In America and around the world, many people are scratching their heads trying to explain the phenomenon of Donald Trump.

In truth, they should be spending as much time trying to explain the rise of Bernie Sanders.  If Trump is the manifestation of the failure of the message of economic liberalism, Sanders personifies what social democracy has become.

That Sanders, an avowed socialist, could somehow potentially be the presidential nominee of one of America's two major political parties is remarkable.  Trump's illiberalism shades Sanders — but not by much.  As Mark Steyn, the North American columnist and author, said when he visited Australia last month, the main difference between Trump and Sanders is a billion dollars and a hairpiece.

Trump and Sanders are populists.  As the Australian Sam Gregg, now at the Acton Institute in Michigan, has identified, they follow the classic populist playbook.  "Among other things, this involves identifying the evil-doers (China, the one per cent, etc.) supposedly responsible for all our woes and proposing simplistic solutions that will be accomplished, apparently, because they say so."

Worse than the liking they both have for big government is the disdain each has for restraints on their potential power.

Sanders declared that "any Supreme Court nominee of mine will make overturning Citizens United one of their first decisions".  (Citizens United was a US Supreme Court case in 2010 that decided the First Amendment of the American Constitution prevented the government from imposing limits on how much third parties could spend on political campaigns.)

Trump has promised to have the army obey him rather than abide by the law.


IT COULD HAPPEN HERE

Populism, like identity politics, relies on the denial of the dignity and worth of the individual.  Populism and identity politics judge individuals not by their actions, but according to their background, skin colour, sexuality or some arbitrary characteristic.

What happens to Donald Trump and Bernie Sanders is of more than passing interest to Australians.  And a very relevant question is whether it could happen here.

The answer has to be yes — it certainly could.  We've had our fair share of populists — from depression-era NSW Labor premier Jack Lang to Clive Palmer.

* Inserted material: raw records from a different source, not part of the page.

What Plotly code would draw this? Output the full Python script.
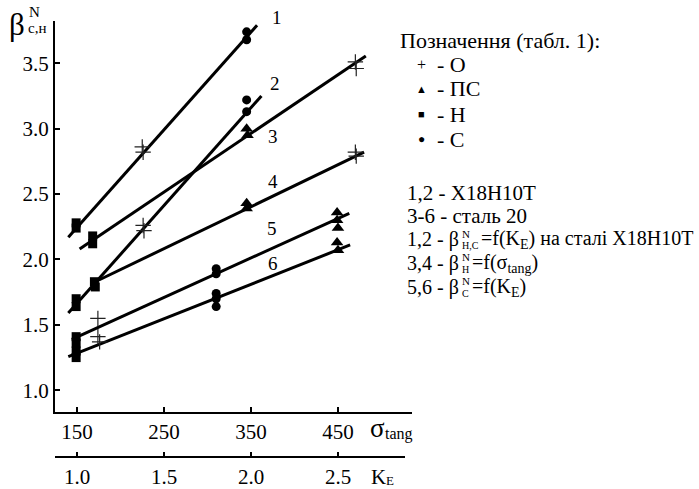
import plotly.graph_objects as go

# ---------------- data ----------------
sigma_ticks = [150, 250, 350, 450]
ke_ticks = [1.0, 1.5, 2.0, 2.5]
beta_ticks = [1.0, 1.5, 2.0, 2.5, 3.0, 3.5]

# fitted lines 1..6 (x in sigma_tang units; K_E = 1 + (sigma-150)/200)
line_ids = ["1", "2", "3", "4", "5", "6"]
line_x0 = [140, 140, 153, 168, 144, 140]
line_x1 = [357, 362, 482, 480, 463, 464]
line_y0 = [2.17, 1.59, 2.08, 1.82, 1.39, 1.257]
line_y1 = [3.79, 3.25, 3.556, 2.82, 2.353, 2.111]

# experimental points by marker type
cross_x = [225, 226, 226, 227, 470, 471, 470, 471, 174, 174, 176]
cross_y = [2.86, 2.82, 2.26, 2.22, 3.51, 3.46, 2.82, 2.79, 1.55, 1.41, 1.37]
tri_x = [345, 346, 345, 345, 449, 449, 450, 449, 450]
tri_y = [3.00, 2.95, 2.43, 2.39, 2.36, 2.30, 2.24, 2.13, 2.07]
sq_x = [149, 149, 168, 168, 149, 149, 170, 171, 149, 149, 149, 149]
sq_y = [2.28, 2.24, 2.18, 2.12, 1.70, 1.64, 1.83, 1.79, 1.41, 1.36, 1.30, 1.25]
circ_x = [345, 345, 345, 345, 310, 310, 310, 310, 310]
circ_y = [3.74, 3.68, 3.22, 3.13, 1.93, 1.89, 1.74, 1.70, 1.64]

FONT = "Liberation Serif"

# ---------------- figure ----------------
fig = go.Figure()
for i in range(len(line_ids)):
    fig.add_trace(go.Scatter(x=[line_x0[i], line_x1[i]], y=[line_y0[i], line_y1[i]],
                             mode="lines", line=dict(color="black", width=3),
                             hoverinfo="skip", showlegend=False))

fig.add_trace(go.Scatter(x=cross_x, y=cross_y, mode="markers",
                         marker=dict(symbol="cross-thin", size=11, color="black",
                                     line=dict(color="#222", width=1.2)),
                         showlegend=False))
fig.add_trace(go.Scatter(x=tri_x, y=tri_y, mode="markers",
                         marker=dict(symbol="triangle-up", size=11, color="black"),
                         showlegend=False))
fig.add_trace(go.Scatter(x=sq_x, y=sq_y, mode="markers",
                         marker=dict(symbol="square", size=9, color="black"),
                         showlegend=False))
fig.add_trace(go.Scatter(x=circ_x, y=circ_y, mode="markers",
                         marker=dict(symbol="circle", size=9, color="black"),
                         showlegend=False))

axis_common = dict(showline=True, linecolor="black", linewidth=2, ticks="inside",
                   ticklen=5, tickwidth=2, tickcolor="black", showgrid=False,
                   zeroline=False, tickfont=dict(family=FONT, size=21, color="black"))

fig.update_layout(
    width=699, height=489,
    margin=dict(l=55, r=287, t=21, b=32),
    paper_bgcolor="white", plot_bgcolor="white",
    showlegend=False,
    font=dict(family=FONT, color="black", size=21),
    xaxis=dict(domain=[0, 1], range=[124.7, 535.1], anchor="y",
               tickvals=sigma_ticks, ticktext=[str(v) for v in sigma_ticks],
               **axis_common),
    yaxis=dict(domain=[0.1032, 1], range=[0.834, 3.823], anchor="x",
               tickvals=beta_ticks, ticktext=["%.1f" % v for v in beta_ticks],
               **axis_common),
)


def PX(px):
    return (px - 55) / 357.0


def PY(py):
    return (457 - py) / 436.0


def ann(text, px, py, size=21, xanchor="left", yanchor="middle"):
    fig.add_annotation(text=text, x=PX(px), y=PY(py), xref="paper", yref="paper",
                       showarrow=False, xanchor=xanchor, yanchor=yanchor,
                       font=dict(family=FONT, size=size, color="black"))


# second (K_E) axis drawn as a line + ticks in paper coordinates
fig.add_shape(type="line", xref="paper", yref="paper", x0=PX(55), x1=PX(405),
              y0=PY(457), y1=PY(457), line=dict(color="black", width=2))
for kv in ke_ticks:
    kx = 77 + (kv - 1.0) * 174
    fig.add_shape(type="line", xref="paper", yref="paper", x0=PX(kx), x1=PX(kx),
                  y0=PY(457), y1=PY(452), line=dict(color="black", width=2))
    ann("%.1f" % kv, kx, 477, size=21, xanchor="center")

# line numbers
label_pos = [(277, 17), (275, 84), (273, 136), (273, 182), (272, 228), (273, 263)]
for lid, (lx, ly) in zip(line_ids, label_pos):
    ann(lid, lx, ly, size=19, xanchor="center")

# y-axis title  β^N_{с,н}
ann("β", 17, 24, size=31, xanchor="center")
ann("N", 27, 12, size=15)
ann("с,н", 26, 28, size=15)

# x-axis titles
ann("σ", 368, 428, size=27)
ann("tang", 383, 434, size=16)
ann("K", 369, 477, size=21)
ann("E", 384, 480, size=13)

# legend block
ann("Позначення (табл. 1):", 398, 40, size=22)
sym_rows = [("+", "- О", 64, 16), ("▲", "- ПС", 89, 11), ("■", "- Н", 114, 11), ("●", "- С", 139, 12)]
for sym, txt, ry, ss in sym_rows:
    ann(sym, 422, ry, size=ss, xanchor="center")
    ann(txt, 435, ry, size=22)

ann("1,2 - Х18Н10Т", 405, 193, size=21)
ann("3-6 - сталь 20", 405, 216, size=21)
for ry, lead, sup, sub, tail in [
    (240, "1,2 - β", "N", "Н,С", "=f(K<sub>E</sub>) на сталі Х18Н10Т"),
    (263, "3,4 - β", "N", "Н", "=f(σ<sub>tang</sub>)"),
    (287, "5,6 - β", "N", "С", "=f(K<sub>E</sub>)"),
]:
    ann(lead, 405, ry, size=20)
    ann(sup, 460, ry - 6, size=11)
    ann(sub, 460, ry + 6, size=10)
    ann(tail, 460 + (19 if len(sub) > 1 else 10), ry, size=20)

fig.write_html("out.html")
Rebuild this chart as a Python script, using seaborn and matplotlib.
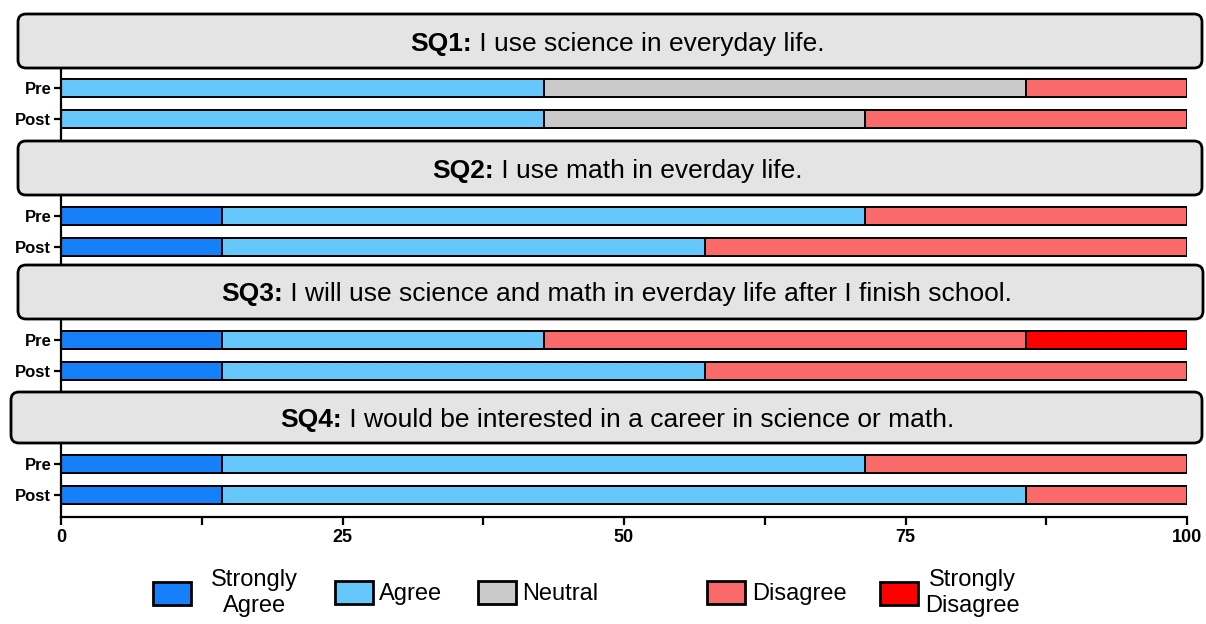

According to some, Trump is the fault of America's education system.  That's the position of a prominent American commentator whose opinion was reported in this newspaper a few days ago.

"I do also think that this is what happens when you have a democracy of people who are not well-educated.  The Trump audience are white men who graduated from high schools that have taught them little and who have not been part of any more engaged, intelligent discourse," said Anne-Marie Slaughter, a Democrat who held a senior position in the US State Department under Hillary Clinton, and who is now head of a progressive think-tank in Washington.

Slaughter attended Oxford University, Princeton University and Harvard.  She taught at the latter two universities.  Her views echo what's uttered in the opinion pages of Salon and The New York Times, and in Ivy League common rooms up and down the east coast of America.


BLAME ON BOTH SIDES

If the blame for Trump falls on America's schools, then the finger must surely be pointed at the people responsible for that country's school system.  By and large, those people are not Republican.

If a "white man" has not learned enough to know not to vote for Trump, responsibility must rest with the Democratic Party-aligned teachers' unions that run America's public schools.  At least the country's largest union, the National Education Association, hasn't endorsed Sanders — instead it is supporting Hillary Clinton.

Blaming democracy for Donald Trump is a slippery slope.  As is implying that voters who support Trump are stupid.

A century ago, it was the conservative Right who opposed extending the franchise to blue-collar workers.  Now it's the progressive Left who are uncomfortable with the "not well-educated" having a vote — if that vote is cast for Donald Trump.

Anne-Marie Slaughter's point about high schools and Trump could just as easily apply to universities and Sanders.

Any Princeton or Harvard graduate who believes the answer to America's problems is socialism has clearly learned nothing about economics, history or politics.